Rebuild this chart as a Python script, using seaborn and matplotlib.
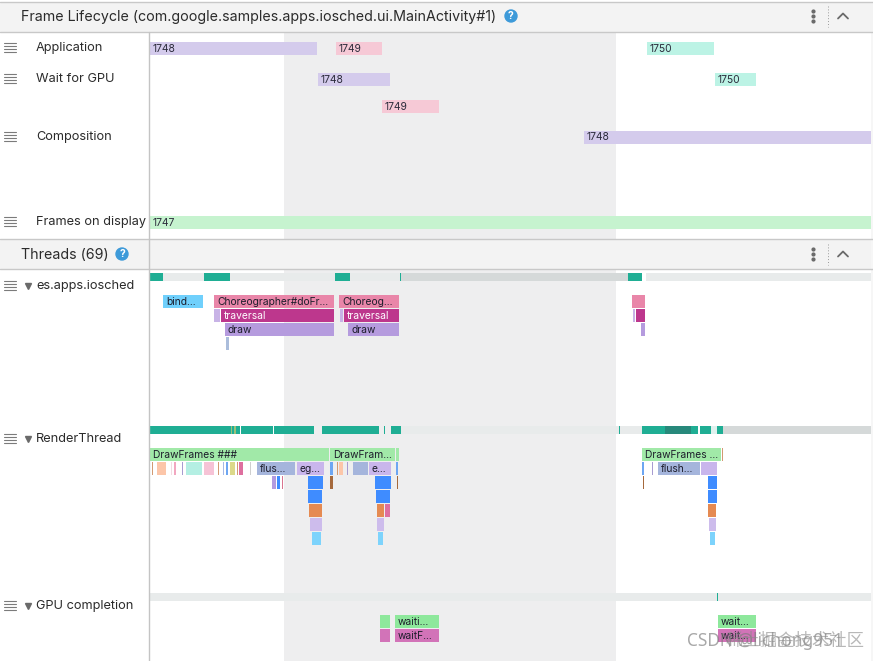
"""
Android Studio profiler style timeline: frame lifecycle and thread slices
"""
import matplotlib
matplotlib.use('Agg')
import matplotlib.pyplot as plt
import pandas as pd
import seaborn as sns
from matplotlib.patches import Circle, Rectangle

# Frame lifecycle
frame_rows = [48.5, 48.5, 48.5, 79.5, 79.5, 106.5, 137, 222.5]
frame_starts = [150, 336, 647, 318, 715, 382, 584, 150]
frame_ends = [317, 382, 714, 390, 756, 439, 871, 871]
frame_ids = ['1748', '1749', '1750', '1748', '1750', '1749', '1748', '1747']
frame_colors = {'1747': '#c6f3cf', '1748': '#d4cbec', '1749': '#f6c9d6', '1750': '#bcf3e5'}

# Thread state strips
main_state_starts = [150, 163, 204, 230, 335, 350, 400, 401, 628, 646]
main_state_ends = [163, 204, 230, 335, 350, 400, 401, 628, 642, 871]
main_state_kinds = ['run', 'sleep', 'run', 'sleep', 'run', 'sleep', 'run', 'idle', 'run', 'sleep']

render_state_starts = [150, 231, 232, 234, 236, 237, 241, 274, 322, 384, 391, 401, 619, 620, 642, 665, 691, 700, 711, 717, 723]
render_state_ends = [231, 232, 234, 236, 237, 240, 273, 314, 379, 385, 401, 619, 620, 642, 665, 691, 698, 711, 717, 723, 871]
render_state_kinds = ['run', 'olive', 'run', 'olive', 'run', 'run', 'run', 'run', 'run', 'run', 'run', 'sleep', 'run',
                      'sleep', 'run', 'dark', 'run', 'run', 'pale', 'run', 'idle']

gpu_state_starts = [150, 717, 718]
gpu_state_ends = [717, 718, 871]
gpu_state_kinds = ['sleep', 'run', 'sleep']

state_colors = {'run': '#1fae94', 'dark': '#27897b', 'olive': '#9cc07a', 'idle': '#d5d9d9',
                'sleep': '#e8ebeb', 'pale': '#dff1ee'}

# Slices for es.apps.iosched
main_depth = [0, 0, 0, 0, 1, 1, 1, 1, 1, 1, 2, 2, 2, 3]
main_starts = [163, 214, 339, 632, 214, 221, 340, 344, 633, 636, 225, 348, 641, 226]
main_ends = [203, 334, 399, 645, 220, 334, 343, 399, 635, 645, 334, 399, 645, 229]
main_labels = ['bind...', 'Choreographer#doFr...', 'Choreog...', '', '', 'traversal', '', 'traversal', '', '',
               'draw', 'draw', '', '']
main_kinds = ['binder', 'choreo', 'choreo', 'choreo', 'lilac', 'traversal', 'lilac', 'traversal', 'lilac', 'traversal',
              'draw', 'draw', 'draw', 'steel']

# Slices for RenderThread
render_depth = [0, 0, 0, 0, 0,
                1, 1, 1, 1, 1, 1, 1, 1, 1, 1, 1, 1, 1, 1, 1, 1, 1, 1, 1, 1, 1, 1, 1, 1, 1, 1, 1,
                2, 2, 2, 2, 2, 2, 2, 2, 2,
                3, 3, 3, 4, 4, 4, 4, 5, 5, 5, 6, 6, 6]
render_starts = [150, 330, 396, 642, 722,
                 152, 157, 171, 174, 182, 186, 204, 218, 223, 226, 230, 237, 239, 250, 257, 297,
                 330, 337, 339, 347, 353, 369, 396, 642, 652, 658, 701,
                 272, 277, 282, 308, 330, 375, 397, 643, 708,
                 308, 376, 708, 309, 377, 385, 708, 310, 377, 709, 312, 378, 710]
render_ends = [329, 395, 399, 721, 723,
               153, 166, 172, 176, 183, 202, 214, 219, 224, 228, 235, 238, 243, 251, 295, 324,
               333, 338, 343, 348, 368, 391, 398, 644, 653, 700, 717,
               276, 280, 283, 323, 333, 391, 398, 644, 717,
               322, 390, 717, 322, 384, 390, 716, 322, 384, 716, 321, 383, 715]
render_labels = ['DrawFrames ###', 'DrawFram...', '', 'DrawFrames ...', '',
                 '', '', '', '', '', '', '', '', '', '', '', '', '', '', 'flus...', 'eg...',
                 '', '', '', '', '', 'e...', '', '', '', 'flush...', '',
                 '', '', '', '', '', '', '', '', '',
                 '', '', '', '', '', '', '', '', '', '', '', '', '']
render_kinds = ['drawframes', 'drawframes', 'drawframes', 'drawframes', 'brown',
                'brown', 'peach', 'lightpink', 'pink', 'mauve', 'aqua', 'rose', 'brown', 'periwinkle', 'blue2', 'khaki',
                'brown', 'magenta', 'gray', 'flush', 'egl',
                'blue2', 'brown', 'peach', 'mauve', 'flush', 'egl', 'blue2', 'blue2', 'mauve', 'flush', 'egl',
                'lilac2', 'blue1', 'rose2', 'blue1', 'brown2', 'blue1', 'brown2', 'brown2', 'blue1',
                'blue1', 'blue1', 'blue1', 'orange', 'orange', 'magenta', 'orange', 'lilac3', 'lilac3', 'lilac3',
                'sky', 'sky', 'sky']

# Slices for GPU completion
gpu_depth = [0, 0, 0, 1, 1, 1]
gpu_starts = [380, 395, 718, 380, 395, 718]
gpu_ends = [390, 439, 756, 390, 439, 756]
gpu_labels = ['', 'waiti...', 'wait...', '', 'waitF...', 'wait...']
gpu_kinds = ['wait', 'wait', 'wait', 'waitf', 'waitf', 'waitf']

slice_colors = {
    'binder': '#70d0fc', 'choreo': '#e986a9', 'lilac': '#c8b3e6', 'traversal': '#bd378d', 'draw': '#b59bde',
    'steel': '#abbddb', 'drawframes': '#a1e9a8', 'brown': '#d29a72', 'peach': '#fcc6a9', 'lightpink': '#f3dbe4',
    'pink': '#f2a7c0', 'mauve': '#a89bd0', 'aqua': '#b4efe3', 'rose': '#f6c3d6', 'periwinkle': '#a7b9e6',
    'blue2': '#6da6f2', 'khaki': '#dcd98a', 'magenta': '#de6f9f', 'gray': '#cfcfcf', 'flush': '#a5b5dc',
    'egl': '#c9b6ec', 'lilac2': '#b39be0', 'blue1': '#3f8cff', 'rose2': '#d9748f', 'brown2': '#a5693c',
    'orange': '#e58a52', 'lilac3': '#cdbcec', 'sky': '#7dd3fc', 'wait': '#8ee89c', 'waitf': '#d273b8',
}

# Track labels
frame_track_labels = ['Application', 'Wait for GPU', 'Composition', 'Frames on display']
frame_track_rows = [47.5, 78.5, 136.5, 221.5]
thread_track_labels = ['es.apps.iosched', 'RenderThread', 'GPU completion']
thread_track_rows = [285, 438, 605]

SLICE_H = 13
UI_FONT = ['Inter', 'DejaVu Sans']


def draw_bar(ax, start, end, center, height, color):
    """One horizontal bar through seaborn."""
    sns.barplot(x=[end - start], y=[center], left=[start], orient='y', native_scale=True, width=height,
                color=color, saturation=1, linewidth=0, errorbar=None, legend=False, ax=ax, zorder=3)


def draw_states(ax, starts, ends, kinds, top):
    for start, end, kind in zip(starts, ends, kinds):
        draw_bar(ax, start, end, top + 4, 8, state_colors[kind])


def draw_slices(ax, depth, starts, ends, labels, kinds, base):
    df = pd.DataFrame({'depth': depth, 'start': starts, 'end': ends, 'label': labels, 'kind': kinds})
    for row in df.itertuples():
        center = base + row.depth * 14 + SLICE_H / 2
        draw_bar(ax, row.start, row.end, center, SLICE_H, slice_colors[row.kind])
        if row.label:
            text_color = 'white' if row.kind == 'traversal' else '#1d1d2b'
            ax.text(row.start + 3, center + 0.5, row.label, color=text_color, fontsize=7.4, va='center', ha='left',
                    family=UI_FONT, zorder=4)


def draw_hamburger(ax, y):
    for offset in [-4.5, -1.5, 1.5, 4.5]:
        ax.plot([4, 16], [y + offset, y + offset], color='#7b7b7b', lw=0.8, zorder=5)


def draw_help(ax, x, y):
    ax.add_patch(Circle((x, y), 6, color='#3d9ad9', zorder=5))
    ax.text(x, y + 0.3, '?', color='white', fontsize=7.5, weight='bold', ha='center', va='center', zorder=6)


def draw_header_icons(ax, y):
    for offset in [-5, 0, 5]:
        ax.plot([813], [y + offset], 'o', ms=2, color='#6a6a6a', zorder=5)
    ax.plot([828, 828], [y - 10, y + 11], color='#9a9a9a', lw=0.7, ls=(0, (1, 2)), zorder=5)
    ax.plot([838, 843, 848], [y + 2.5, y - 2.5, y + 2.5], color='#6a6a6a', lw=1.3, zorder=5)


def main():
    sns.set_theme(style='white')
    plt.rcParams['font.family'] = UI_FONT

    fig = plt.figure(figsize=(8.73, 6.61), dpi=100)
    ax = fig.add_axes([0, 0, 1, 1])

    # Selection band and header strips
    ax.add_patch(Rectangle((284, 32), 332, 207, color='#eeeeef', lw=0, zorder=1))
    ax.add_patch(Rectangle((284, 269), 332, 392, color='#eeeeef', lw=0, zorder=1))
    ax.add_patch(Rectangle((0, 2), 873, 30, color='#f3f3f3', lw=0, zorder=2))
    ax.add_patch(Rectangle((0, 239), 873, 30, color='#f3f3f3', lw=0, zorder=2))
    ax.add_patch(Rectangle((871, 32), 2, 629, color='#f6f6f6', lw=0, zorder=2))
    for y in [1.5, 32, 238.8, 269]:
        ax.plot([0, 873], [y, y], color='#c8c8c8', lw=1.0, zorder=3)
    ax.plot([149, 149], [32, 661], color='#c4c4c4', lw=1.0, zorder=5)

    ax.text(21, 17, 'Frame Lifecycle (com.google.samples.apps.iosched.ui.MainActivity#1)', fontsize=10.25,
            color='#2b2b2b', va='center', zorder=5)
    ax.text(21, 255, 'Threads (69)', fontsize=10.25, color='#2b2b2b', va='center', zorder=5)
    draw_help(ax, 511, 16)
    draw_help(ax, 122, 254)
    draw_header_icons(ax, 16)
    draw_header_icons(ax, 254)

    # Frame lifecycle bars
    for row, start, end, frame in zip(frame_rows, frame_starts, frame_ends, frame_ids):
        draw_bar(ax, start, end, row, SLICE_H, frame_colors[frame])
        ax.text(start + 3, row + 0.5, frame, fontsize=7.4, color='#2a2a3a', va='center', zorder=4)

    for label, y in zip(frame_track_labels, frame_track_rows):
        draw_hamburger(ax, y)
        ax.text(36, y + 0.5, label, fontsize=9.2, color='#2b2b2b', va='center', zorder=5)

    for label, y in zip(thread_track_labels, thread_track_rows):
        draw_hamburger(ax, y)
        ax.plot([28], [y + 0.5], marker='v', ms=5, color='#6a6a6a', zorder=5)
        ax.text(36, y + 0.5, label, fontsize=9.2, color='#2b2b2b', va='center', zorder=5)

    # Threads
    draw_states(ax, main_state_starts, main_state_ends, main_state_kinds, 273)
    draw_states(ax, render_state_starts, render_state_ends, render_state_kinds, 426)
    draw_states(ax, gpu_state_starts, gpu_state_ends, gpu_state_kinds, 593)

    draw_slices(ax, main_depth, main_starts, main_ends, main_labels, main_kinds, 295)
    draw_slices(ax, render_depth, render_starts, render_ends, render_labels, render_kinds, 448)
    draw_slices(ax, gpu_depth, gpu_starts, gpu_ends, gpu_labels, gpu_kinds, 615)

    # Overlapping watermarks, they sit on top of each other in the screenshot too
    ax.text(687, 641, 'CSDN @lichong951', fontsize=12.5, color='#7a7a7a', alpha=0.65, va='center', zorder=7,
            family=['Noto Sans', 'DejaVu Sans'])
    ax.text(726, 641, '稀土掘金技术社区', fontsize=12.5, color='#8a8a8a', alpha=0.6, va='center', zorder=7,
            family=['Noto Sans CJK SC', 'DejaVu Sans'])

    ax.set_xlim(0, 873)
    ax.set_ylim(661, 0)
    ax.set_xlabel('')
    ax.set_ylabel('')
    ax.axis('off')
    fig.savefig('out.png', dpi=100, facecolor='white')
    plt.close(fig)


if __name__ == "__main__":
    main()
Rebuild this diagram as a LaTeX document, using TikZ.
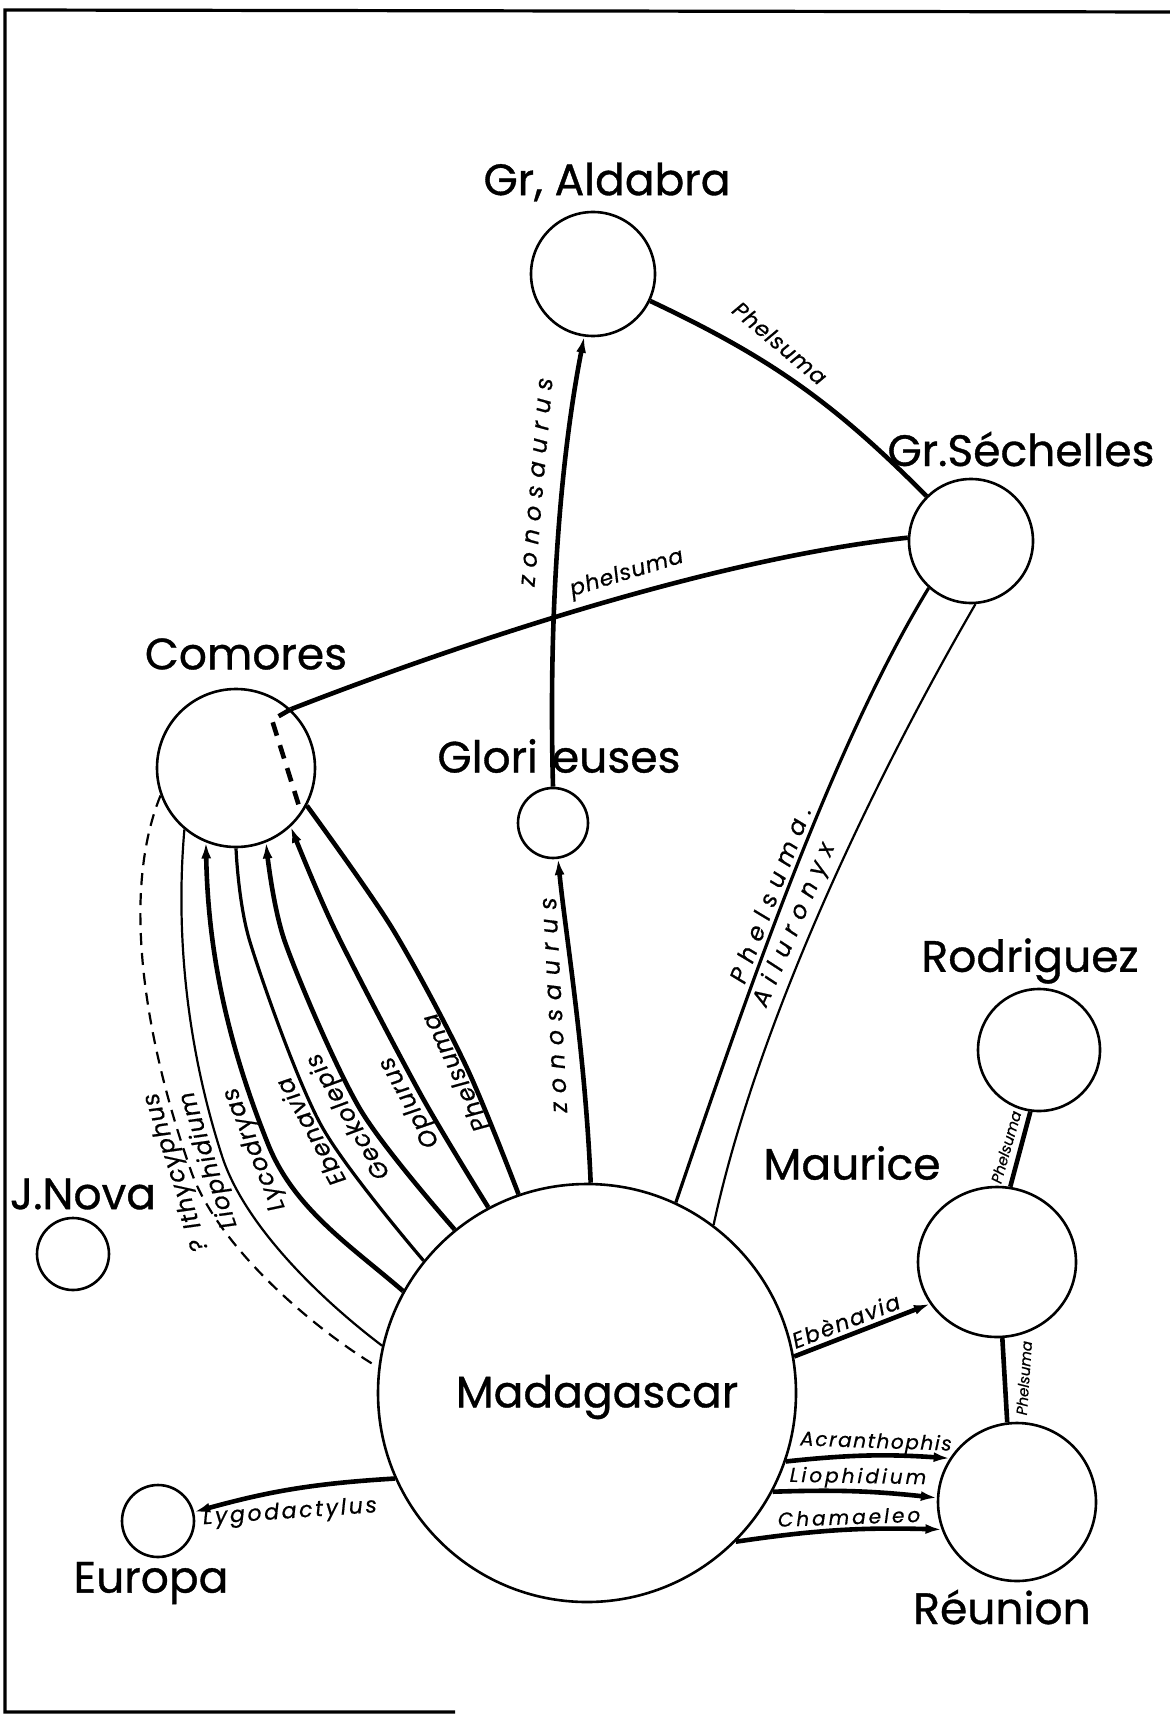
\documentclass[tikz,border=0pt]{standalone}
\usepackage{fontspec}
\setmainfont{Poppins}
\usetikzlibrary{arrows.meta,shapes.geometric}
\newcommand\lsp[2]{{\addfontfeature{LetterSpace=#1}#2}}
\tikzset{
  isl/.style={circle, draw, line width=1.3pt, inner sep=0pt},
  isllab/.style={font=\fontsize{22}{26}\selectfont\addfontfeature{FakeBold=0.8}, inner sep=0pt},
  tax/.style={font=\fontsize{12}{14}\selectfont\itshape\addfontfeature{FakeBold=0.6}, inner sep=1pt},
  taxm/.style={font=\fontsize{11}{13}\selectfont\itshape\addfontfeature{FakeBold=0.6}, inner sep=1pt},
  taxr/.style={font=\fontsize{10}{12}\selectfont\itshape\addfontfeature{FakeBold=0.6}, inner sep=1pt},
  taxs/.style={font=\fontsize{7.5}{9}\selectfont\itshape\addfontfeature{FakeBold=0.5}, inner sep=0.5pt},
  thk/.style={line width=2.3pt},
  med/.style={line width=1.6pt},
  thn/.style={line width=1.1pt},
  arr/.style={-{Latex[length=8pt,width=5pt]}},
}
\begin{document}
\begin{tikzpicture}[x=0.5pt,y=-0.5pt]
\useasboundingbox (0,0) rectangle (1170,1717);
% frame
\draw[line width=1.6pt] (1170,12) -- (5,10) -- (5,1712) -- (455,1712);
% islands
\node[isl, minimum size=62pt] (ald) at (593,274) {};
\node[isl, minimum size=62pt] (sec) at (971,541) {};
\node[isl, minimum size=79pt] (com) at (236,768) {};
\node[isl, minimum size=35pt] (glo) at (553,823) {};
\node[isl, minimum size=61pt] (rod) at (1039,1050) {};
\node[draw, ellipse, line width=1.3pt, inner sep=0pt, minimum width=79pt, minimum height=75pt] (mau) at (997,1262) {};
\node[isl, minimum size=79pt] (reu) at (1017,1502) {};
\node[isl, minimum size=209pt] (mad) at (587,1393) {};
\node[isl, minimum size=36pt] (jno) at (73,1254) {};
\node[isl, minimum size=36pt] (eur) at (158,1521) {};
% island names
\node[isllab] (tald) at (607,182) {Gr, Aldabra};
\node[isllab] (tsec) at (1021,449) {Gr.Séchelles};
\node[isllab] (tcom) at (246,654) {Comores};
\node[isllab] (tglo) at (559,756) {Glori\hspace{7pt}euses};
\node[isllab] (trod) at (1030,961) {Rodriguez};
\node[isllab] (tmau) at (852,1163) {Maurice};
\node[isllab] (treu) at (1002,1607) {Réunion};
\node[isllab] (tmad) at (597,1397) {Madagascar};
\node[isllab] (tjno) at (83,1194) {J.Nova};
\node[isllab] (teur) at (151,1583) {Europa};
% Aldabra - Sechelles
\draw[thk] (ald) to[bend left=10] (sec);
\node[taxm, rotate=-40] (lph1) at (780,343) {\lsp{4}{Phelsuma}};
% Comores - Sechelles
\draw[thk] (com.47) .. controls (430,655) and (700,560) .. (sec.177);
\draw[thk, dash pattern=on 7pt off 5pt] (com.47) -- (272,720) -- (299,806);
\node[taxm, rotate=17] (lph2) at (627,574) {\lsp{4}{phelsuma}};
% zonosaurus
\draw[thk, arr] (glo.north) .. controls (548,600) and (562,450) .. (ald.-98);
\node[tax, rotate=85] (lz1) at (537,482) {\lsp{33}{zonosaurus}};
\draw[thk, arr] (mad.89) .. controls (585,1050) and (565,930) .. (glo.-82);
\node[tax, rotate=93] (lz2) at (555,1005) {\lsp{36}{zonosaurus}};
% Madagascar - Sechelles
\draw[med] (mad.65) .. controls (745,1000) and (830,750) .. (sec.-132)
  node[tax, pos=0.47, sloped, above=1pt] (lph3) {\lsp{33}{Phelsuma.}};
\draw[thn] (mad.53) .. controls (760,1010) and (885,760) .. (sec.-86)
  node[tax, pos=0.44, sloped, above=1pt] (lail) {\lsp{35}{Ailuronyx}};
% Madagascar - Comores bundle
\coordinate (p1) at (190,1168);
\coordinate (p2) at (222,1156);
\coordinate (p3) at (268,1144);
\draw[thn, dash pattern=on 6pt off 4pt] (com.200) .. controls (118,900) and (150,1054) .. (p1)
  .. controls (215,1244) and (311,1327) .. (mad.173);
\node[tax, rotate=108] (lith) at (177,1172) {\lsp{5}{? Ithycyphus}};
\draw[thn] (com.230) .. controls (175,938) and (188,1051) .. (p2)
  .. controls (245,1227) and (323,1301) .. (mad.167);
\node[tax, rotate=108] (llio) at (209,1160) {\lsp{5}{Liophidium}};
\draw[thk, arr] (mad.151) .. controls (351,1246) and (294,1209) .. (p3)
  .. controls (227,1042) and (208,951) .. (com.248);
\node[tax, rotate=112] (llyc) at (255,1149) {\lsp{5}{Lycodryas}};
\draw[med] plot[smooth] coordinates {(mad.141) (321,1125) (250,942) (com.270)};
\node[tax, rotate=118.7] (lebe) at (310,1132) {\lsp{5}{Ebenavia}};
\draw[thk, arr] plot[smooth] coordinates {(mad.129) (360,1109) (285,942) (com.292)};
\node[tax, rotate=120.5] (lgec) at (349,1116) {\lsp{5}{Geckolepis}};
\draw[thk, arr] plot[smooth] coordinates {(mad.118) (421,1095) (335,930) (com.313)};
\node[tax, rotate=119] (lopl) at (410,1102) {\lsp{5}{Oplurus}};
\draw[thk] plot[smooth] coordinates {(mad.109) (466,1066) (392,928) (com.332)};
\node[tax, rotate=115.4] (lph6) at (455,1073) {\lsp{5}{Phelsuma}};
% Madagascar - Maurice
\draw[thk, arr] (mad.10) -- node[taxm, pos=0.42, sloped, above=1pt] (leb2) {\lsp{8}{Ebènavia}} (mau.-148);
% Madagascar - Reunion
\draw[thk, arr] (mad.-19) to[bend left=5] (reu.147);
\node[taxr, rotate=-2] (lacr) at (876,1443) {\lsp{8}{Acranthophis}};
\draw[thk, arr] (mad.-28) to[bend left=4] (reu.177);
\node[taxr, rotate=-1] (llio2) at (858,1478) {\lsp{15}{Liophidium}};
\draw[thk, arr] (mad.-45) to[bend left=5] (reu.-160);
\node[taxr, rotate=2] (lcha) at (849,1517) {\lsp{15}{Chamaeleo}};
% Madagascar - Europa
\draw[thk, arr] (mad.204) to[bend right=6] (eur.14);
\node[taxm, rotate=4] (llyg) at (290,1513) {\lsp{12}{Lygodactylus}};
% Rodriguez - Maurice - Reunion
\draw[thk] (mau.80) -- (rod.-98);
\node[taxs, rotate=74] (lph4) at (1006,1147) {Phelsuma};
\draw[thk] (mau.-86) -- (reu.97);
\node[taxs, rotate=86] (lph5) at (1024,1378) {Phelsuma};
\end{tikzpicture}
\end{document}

====

**Task directions:** Repeat the lines above, starting at the first and stopping after the line that holds "from matplotlib.patches import", with the pictures left out.

**Task response:**
Rebuild this chart as a Python script, using seaborn and matplotlib.
"""
Android Studio profiler style timeline: frame lifecycle and thread slices
"""
import matplotlib
matplotlib.use('Agg')
import matplotlib.pyplot as plt
import pandas as pd
import seaborn as sns
from matplotlib.patches import Circle, Rectangle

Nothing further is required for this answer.